Teacher Helen Bradley shares her tips for teaching regularly and earning revenue on Skillshare.
Helen Bradley, freelance writer, videographer and photographer posted her first Skillshare class in February 2015. Recently Helen decided to invest more time into Skillshare, creating her first weekly series Illustrator for Lunch™, where her students can pick up a new Illustrator skill over their lunch break! Fast forward 12 months, and Helen has launched a second series Photoshop for Lunch™, teaches 4,000 students on Skillshare and is one of our highest earning teachers. So how does Helen see returns of over $100 an hour teaching?
“It takes me about 6-7 hours to make a single 20-40 minute course.”
Because Helen's classes are focused and bite-sized, she is able to teach weekly, even with a 50-hour work week, allowing her to constantly engage her students and compound her revenue.
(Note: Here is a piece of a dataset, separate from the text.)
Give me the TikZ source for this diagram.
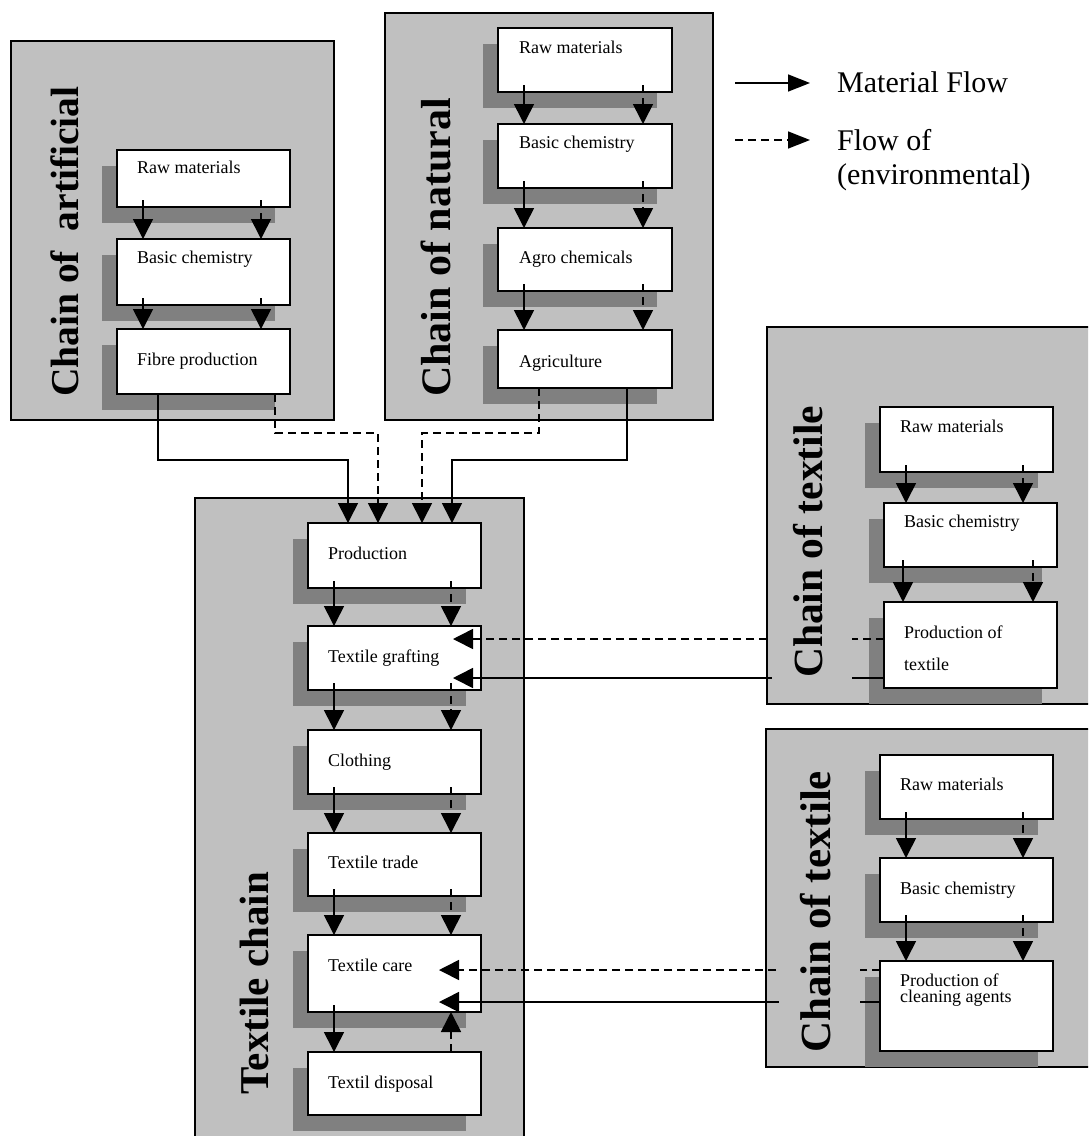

Learn more about how the Skillshare platform rewards for teaching bite-sized classes here, and check out Helen’s 3 tips for maximizing your time teaching on Skillshare below:
1. Screencast Your Videos
For all of Helen’s classes, she uses a simple technique called screencasting, where she captures footage of her computer screen. Her pro tip for saving time? “I have been making video training like this for many years. I use Camtasia and I record the screen and the sound at the same time. If I make a mistake I pause what I am doing, I say "Mistake" and then pick up the process from just before I made the mistake so I don't have to re-record everything. Saying 'mistake' makes it easier for me to pick up errors when I am editing so I can easily edit out the mistakes.”
(See more of our tips for easy DIY screencasting here.)
2. Practice Makes Perfect
"Even though I’ve been making videos for years, I always test my project by running through it before I begin at least once to check where there might be problems. I do this even if I know the process 'like the back of my hand' because there's always something I didn't think about which catches me unawares. By rehearsing, I save time later on."
3. Stay Organized to Save Time
“A big part of making multiple classes is being organized – having a plan and working to the plan. I have a folder structure for each of my two series of classes; Illustrator for Lunch™ and for Photoshop for Lunch™ and each course has its own folder where all its files are stored. Without an organized approach I would be toast! While I'm working on a course, I have Skillshare open in a browser so I can keep an eye on my messages. If someone posts a question or a project while I'm working, I'll know that and as soon as I've finished the current task I'll answer their question or review their project. That's crucial for me - teaching is as much interacting with existing students as it is creating new classes for them!”